▸ Directions
Return the data exactly, with all pictures removed.

· · · ·

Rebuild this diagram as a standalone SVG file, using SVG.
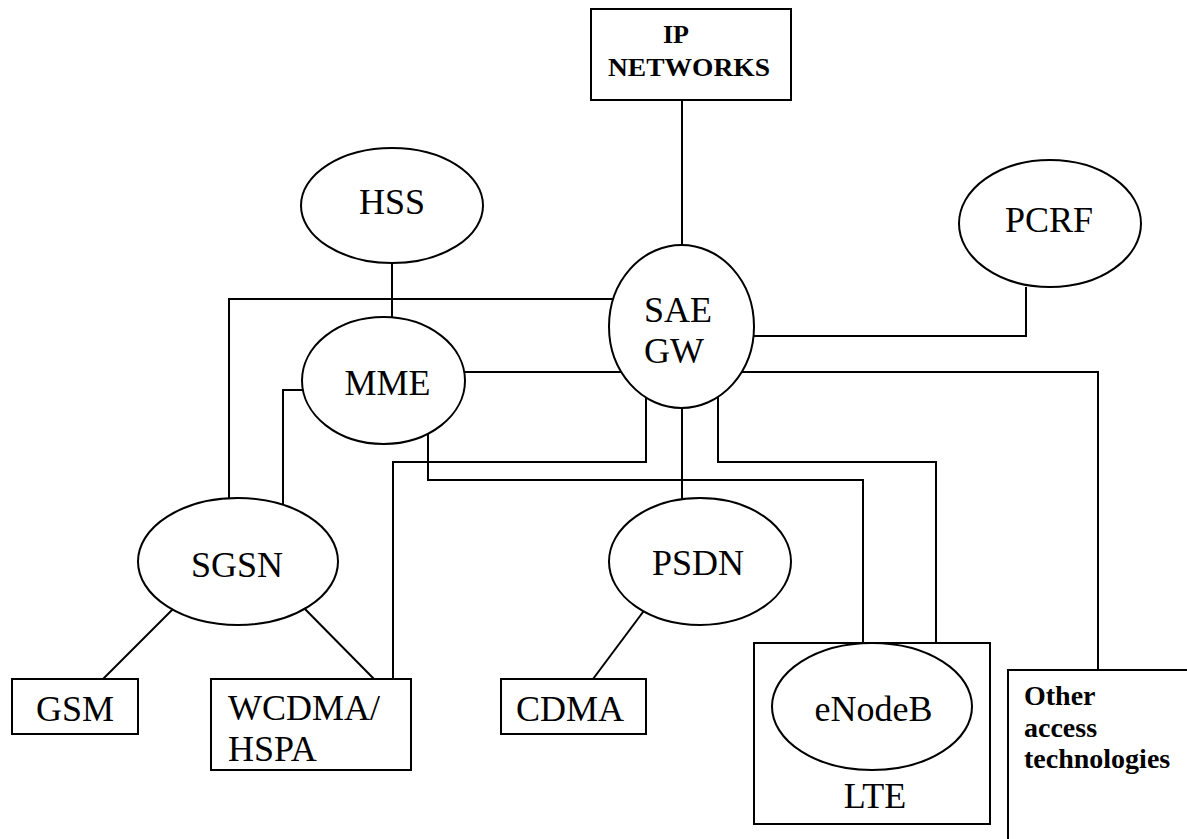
<svg xmlns="http://www.w3.org/2000/svg" width="1187" height="839" viewBox="0 0 1187 839">
<style>
.s{fill:#fff;stroke:#000;stroke-width:2}
.c{fill:none;stroke:#000;stroke-width:2}
.t{font-family:"Liberation Serif","Times New Roman",serif;font-size:36px;fill:#000}
.b{font-family:"Liberation Serif","Times New Roman",serif;font-size:28px;font-weight:bold;fill:#000}
</style>
<rect width="1187" height="839" fill="#fff"/>
<g id="connectors">
<line class="c" x1="682" y1="100" x2="682" y2="245"/>
<line class="c" x1="392" y1="263" x2="392" y2="317"/>
<polyline class="c" points="229,498 229,299 613,299"/>
<line class="c" x1="464" y1="372" x2="621" y2="372"/>
<polyline class="c" points="303,390 283,390 283,505"/>
<polyline class="c" points="754,336 1026,336 1026,287"/>
<polyline class="c" points="742,372 1098,372 1098,670"/>
<polyline class="c" points="428,434 428,480 863,480 863,643"/>
<polyline class="c" points="646,397 646,462 393,462 393,679"/>
<polyline class="c" points="718,397 718,462 936,462 936,643"/>
<line class="c" x1="682" y1="408" x2="682" y2="499"/>
<line class="c" x1="175" y1="607" x2="103" y2="679"/>
<line class="c" x1="303" y1="607" x2="374" y2="679"/>
<line class="c" x1="646" y1="608" x2="593" y2="679"/>
</g>
<g id="ip-networks">
<rect class="s" x="591" y="9" width="200" height="91"/>
<text class="b" x="663" y="43" style="font-size:26px">IP</text>
<text class="b" x="608" y="76" style="font-size:26px" textLength="162" lengthAdjust="spacingAndGlyphs">NETWORKS</text>
</g>
<g id="hss">
<ellipse class="s" cx="392" cy="205.5" rx="91" ry="57.5"/>
<text class="t" x="392" y="214" text-anchor="middle">HSS</text>
</g>
<g id="pcrf">
<ellipse class="s" cx="1050" cy="223.5" rx="91" ry="63.5"/>
<text class="t" x="1049" y="232" text-anchor="middle">PCRF</text>
</g>
<g id="sae-gw">
<ellipse class="s" cx="681.5" cy="326.5" rx="72.5" ry="81.5"/>
<text class="t" x="644" y="322">SAE</text>
<text class="t" x="644" y="363">GW</text>
</g>
<g id="mme">
<ellipse class="s" cx="383.5" cy="380.5" rx="81.5" ry="63.5"/>
<text class="t" x="387.5" y="395" text-anchor="middle">MME</text>
</g>
<g id="sgsn">
<ellipse class="s" cx="238" cy="561.5" rx="100" ry="63.5"/>
<text class="t" x="237" y="577" text-anchor="middle">SGSN</text>
</g>
<g id="psdn">
<ellipse class="s" cx="700" cy="561.5" rx="91" ry="63.5"/>
<text class="t" x="698" y="575" text-anchor="middle">PSDN</text>
</g>
<g id="gsm">
<rect class="s" x="12" y="679" width="126" height="55"/>
<text class="t" x="75" y="721" text-anchor="middle">GSM</text>
</g>
<g id="wcdma">
<rect class="s" x="211" y="679" width="200" height="91"/>
<text class="t" x="228" y="720">WCDMA/</text>
<text class="t" x="228" y="761">HSPA</text>
</g>
<g id="cdma">
<rect class="s" x="501" y="679" width="145" height="55"/>
<text class="t" x="570" y="721" text-anchor="middle">CDMA</text>
</g>
<g id="lte">
<rect class="s" x="754" y="643" width="236" height="181"/>
<ellipse class="s" cx="872" cy="706.5" rx="100" ry="63.5"/>
<text class="t" x="873.5" y="721" text-anchor="middle">eNodeB</text>
<text class="t" x="875" y="808" text-anchor="middle">LTE</text>
</g>
<g id="other-access">
<rect class="s" x="1008" y="670" width="220" height="220"/>
<text class="b" x="1024" y="705">Other</text>
<text class="b" x="1024" y="737">access</text>
<text class="b" x="1024" y="768">technologies</text>
</g>
</svg>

· · · ·

▸ Expected output
Rebuild this diagram as a standalone SVG file, using SVG.
<svg xmlns="http://www.w3.org/2000/svg" width="1187" height="839" viewBox="0 0 1187 839">
<style>
.s{fill:#fff;stroke:#000;stroke-width:2}
.c{fill:none;stroke:#000;stroke-width:2}
.t{font-family:"Liberation Serif","Times New Roman",serif;font-size:36px;fill:#000}
.b{font-family:"Liberation Serif","Times New Roman",serif;font-size:28px;font-weight:bold;fill:#000}
</style>
<rect width="1187" height="839" fill="#fff"/>
<g id="connectors">
<line class="c" x1="682" y1="100" x2="682" y2="245"/>
<line class="c" x1="392" y1="263" x2="392" y2="317"/>
<polyline class="c" points="229,498 229,299 613,299"/>
<line class="c" x1="464" y1="372" x2="621" y2="372"/>
<polyline class="c" points="303,390 283,390 283,505"/>
<polyline class="c" points="754,336 1026,336 1026,287"/>
<polyline class="c" points="742,372 1098,372 1098,670"/>
<polyline class="c" points="428,434 428,480 863,480 863,643"/>
<polyline class="c" points="646,397 646,462 393,462 393,679"/>
<polyline class="c" points="718,397 718,462 936,462 936,643"/>
<line class="c" x1="682" y1="408" x2="682" y2="499"/>
<line class="c" x1="175" y1="607" x2="103" y2="679"/>
<line class="c" x1="303" y1="607" x2="374" y2="679"/>
<line class="c" x1="646" y1="608" x2="593" y2="679"/>
</g>
<g id="ip-networks">
<rect class="s" x="591" y="9" width="200" height="91"/>
<text class="b" x="663" y="43" style="font-size:26px">IP</text>
<text class="b" x="608" y="76" style="font-size:26px" textLength="162" lengthAdjust="spacingAndGlyphs">NETWORKS</text>
</g>
<g id="hss">
<ellipse class="s" cx="392" cy="205.5" rx="91" ry="57.5"/>
<text class="t" x="392" y="214" text-anchor="middle">HSS</text>
</g>
<g id="pcrf">
<ellipse class="s" cx="1050" cy="223.5" rx="91" ry="63.5"/>
<text class="t" x="1049" y="232" text-anchor="middle">PCRF</text>
</g>
<g id="sae-gw">
<ellipse class="s" cx="681.5" cy="326.5" rx="72.5" ry="81.5"/>
<text class="t" x="644" y="322">SAE</text>
<text class="t" x="644" y="363">GW</text>
</g>
<g id="mme">
<ellipse class="s" cx="383.5" cy="380.5" rx="81.5" ry="63.5"/>
<text class="t" x="387.5" y="395" text-anchor="middle">MME</text>
</g>
<g id="sgsn">
<ellipse class="s" cx="238" cy="561.5" rx="100" ry="63.5"/>
<text class="t" x="237" y="577" text-anchor="middle">SGSN</text>
</g>
<g id="psdn">
<ellipse class="s" cx="700" cy="561.5" rx="91" ry="63.5"/>
<text class="t" x="698" y="575" text-anchor="middle">PSDN</text>
</g>
<g id="gsm">
<rect class="s" x="12" y="679" width="126" height="55"/>
<text class="t" x="75" y="721" text-anchor="middle">GSM</text>
</g>
<g id="wcdma">
<rect class="s" x="211" y="679" width="200" height="91"/>
<text class="t" x="228" y="720">WCDMA/</text>
<text class="t" x="228" y="761">HSPA</text>
</g>
<g id="cdma">
<rect class="s" x="501" y="679" width="145" height="55"/>
<text class="t" x="570" y="721" text-anchor="middle">CDMA</text>
</g>
<g id="lte">
<rect class="s" x="754" y="643" width="236" height="181"/>
<ellipse class="s" cx="872" cy="706.5" rx="100" ry="63.5"/>
<text class="t" x="873.5" y="721" text-anchor="middle">eNodeB</text>
<text class="t" x="875" y="808" text-anchor="middle">LTE</text>
</g>
<g id="other-access">
<rect class="s" x="1008" y="670" width="220" height="220"/>
<text class="b" x="1024" y="705">Other</text>
<text class="b" x="1024" y="737">access</text>
<text class="b" x="1024" y="768">technologies</text>
</g>
</svg>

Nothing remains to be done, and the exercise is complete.